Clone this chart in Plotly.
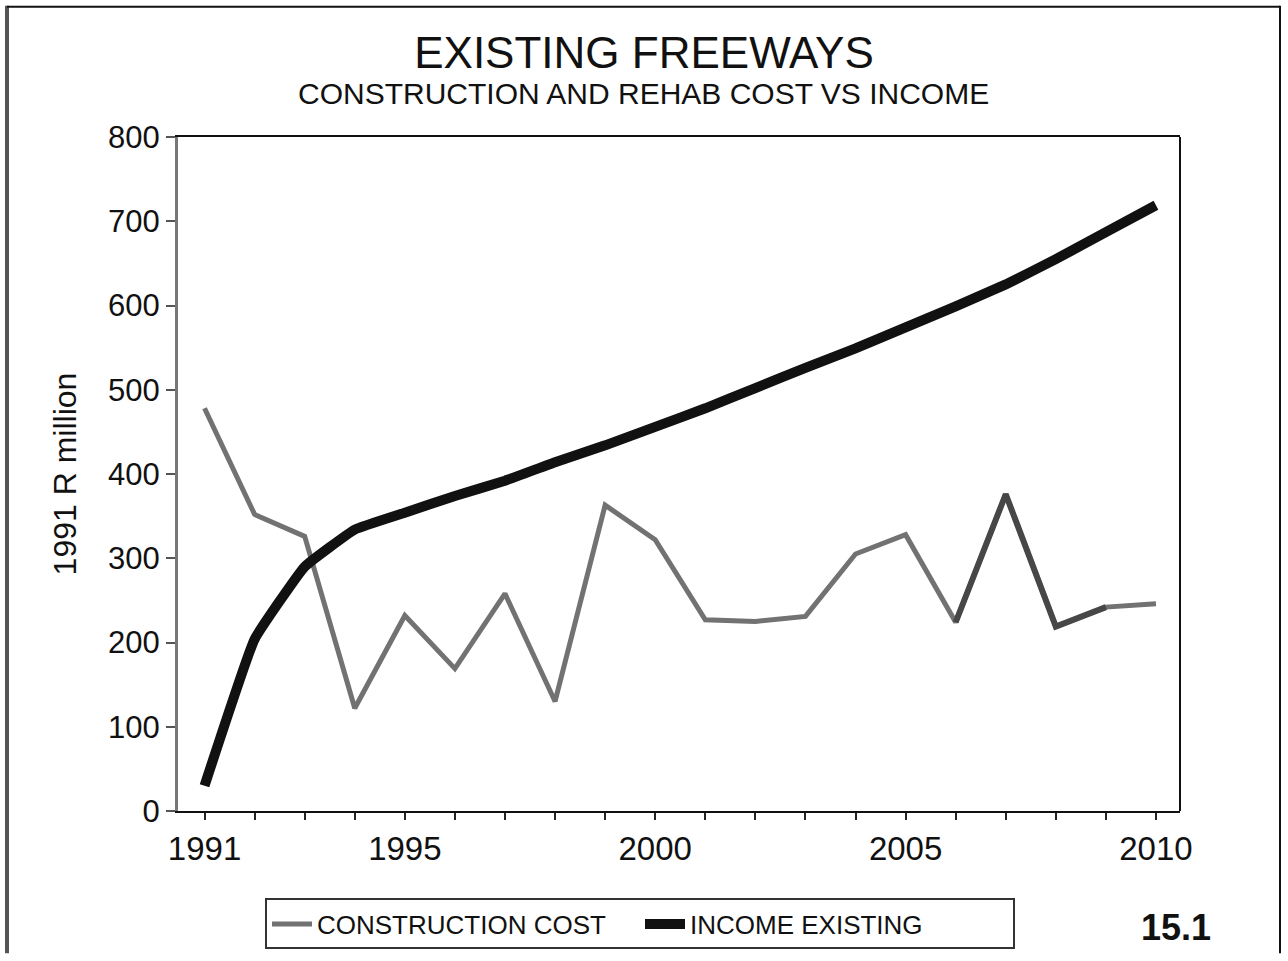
import plotly.graph_objects as go

years = list(range(1991, 2011))
construction_cost = [478, 352, 326, 122, 232, 169, 258, 130, 363, 322,
                     227, 225, 231, 305, 328, 224, 376, 219, 242, 246]
income_existing = [30, 204, 290, 334, 354, 374, 392, 414, 434, 456,
                   478, 502, 526, 549, 574, 599, 625, 655, 687, 719]
y_ticks = [0, 100, 200, 300, 400, 500, 600, 700, 800]
x_tick_labels = {1991: "1991", 1995: "1995", 2000: "2000", 2005: "2005", 2010: "2010"}

FONT = "Liberation Sans, Arial, Helvetica, sans-serif"

# plot-area pixel geometry
L, R, T, B = 178, 1180, 137, 815
W, H = 1288, 961

def px_x(p):
    return (p - L) / (R - L)

def px_y(p):
    return (B - p) / (B - T)

fig = go.Figure()
fig.add_trace(go.Scatter(
    x=years, y=construction_cost, mode="lines", name="CONSTRUCTION COST",
    line=dict(color="#727272", width=5)))
# darker scanned segment of the same series
fig.add_trace(go.Scatter(
    x=years[15:19], y=construction_cost[15:19], mode="lines", showlegend=False,
    line=dict(color="#474747", width=6), hoverinfo="skip"))
fig.add_trace(go.Scatter(
    x=years, y=income_existing, mode="lines", name="INCOME EXISTING",
    line=dict(color="#111111", width=10, shape="spline", smoothing=0.3)))

tickvals = years
ticktext = [x_tick_labels.get(y, "") for y in years]

fig.update_layout(
    width=W, height=H,
    margin=dict(l=L, r=W - R, t=T, b=H - B, pad=0),
    paper_bgcolor="white", plot_bgcolor="white",
    font=dict(family=FONT, color="#111"),
    title=dict(text="EXISTING FREEWAYS", x=644 / W, xref="container", xanchor="center",
               y=1 - 53 / H, yanchor="middle", yref="container",
               font=dict(size=44, family=FONT, color="#111")),
    showlegend=True,
    legend=dict(orientation="h", x=px_x(265), y=px_y(903), xanchor="left", yanchor="top",
                bordercolor="#333", borderwidth=2, bgcolor="white",
                font=dict(size=26, family=FONT, color="#111"),
                itemwidth=40, tracegroupgap=0,
                entrywidth=318, entrywidthmode="pixels"),
    xaxis=dict(range=[1990.47, 2010.48], tickvals=tickvals, ticktext=ticktext,
               ticks="outside", ticklen=7, tickwidth=2, tickcolor="#222",
               showline=True, linecolor="#111", linewidth=2, mirror=True,
               showgrid=False, zeroline=False,
               tickfont=dict(size=33, family=FONT, color="#111")),
    yaxis=dict(range=[0, 800], tickvals=y_ticks,
               ticks="outside", ticklen=9, tickwidth=2, tickcolor="#555",
               showline=True, linecolor="#777", linewidth=3,
               showgrid=False, zeroline=False,
               title=dict(text="1991 R million", standoff=22,
                          font=dict(size=32, family=FONT, color="#111")),
               tickfont=dict(size=31, family=FONT, color="#111")),
)

fig.add_annotation(text="CONSTRUCTION AND REHAB COST VS INCOME", x=px_x(643), y=px_y(93),
                   xref="paper", yref="paper", showarrow=False, xanchor="center",
                   yanchor="middle", font=dict(size=30, family=FONT, color="#111"))
fig.add_annotation(text="<b>15.1</b>", x=px_x(1176), y=px_y(932),
                   xref="paper", yref="paper", showarrow=False, xanchor="center",
                   yanchor="middle", font=dict(size=36, family=FONT, color="#111"))

# right frame line of plot area
fig.add_shape(type="line", xref="paper", yref="paper", x0=1, x1=1, y0=0, y1=1,
              line=dict(color="#111", width=2))
# outer page frame
fig.add_shape(type="line", xref="paper", yref="paper", x0=px_x(7), x1=px_x(7),
              y0=px_y(5), y1=px_y(958), line=dict(color="#555", width=4))
fig.add_shape(type="line", xref="paper", yref="paper", x0=px_x(7), x1=px_x(1280),
              y0=px_y(6), y1=px_y(6), line=dict(color="#111", width=2))
fig.add_shape(type="line", xref="paper", yref="paper", x0=px_x(1280), x1=px_x(1280),
              y0=px_y(5), y1=px_y(958), line=dict(color="#111", width=2))

fig.write_html("out.html")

◆ ◆ ◆ ◆

**Goal**
Please quote the lines of the material, beginning with the first and ending with the one that contains "return (p - L) / (R - L)", exactly as written and without any pictures.

**Solution below**
Clone this chart in Plotly.
import plotly.graph_objects as go

years = list(range(1991, 2011))
construction_cost = [478, 352, 326, 122, 232, 169, 258, 130, 363, 322,
                     227, 225, 231, 305, 328, 224, 376, 219, 242, 246]
income_existing = [30, 204, 290, 334, 354, 374, 392, 414, 434, 456,
                   478, 502, 526, 549, 574, 599, 625, 655, 687, 719]
y_ticks = [0, 100, 200, 300, 400, 500, 600, 700, 800]
x_tick_labels = {1991: "1991", 1995: "1995", 2000: "2000", 2005: "2005", 2010: "2010"}

FONT = "Liberation Sans, Arial, Helvetica, sans-serif"

# plot-area pixel geometry
L, R, T, B = 178, 1180, 137, 815
W, H = 1288, 961

def px_x(p):
    return (p - L) / (R - L)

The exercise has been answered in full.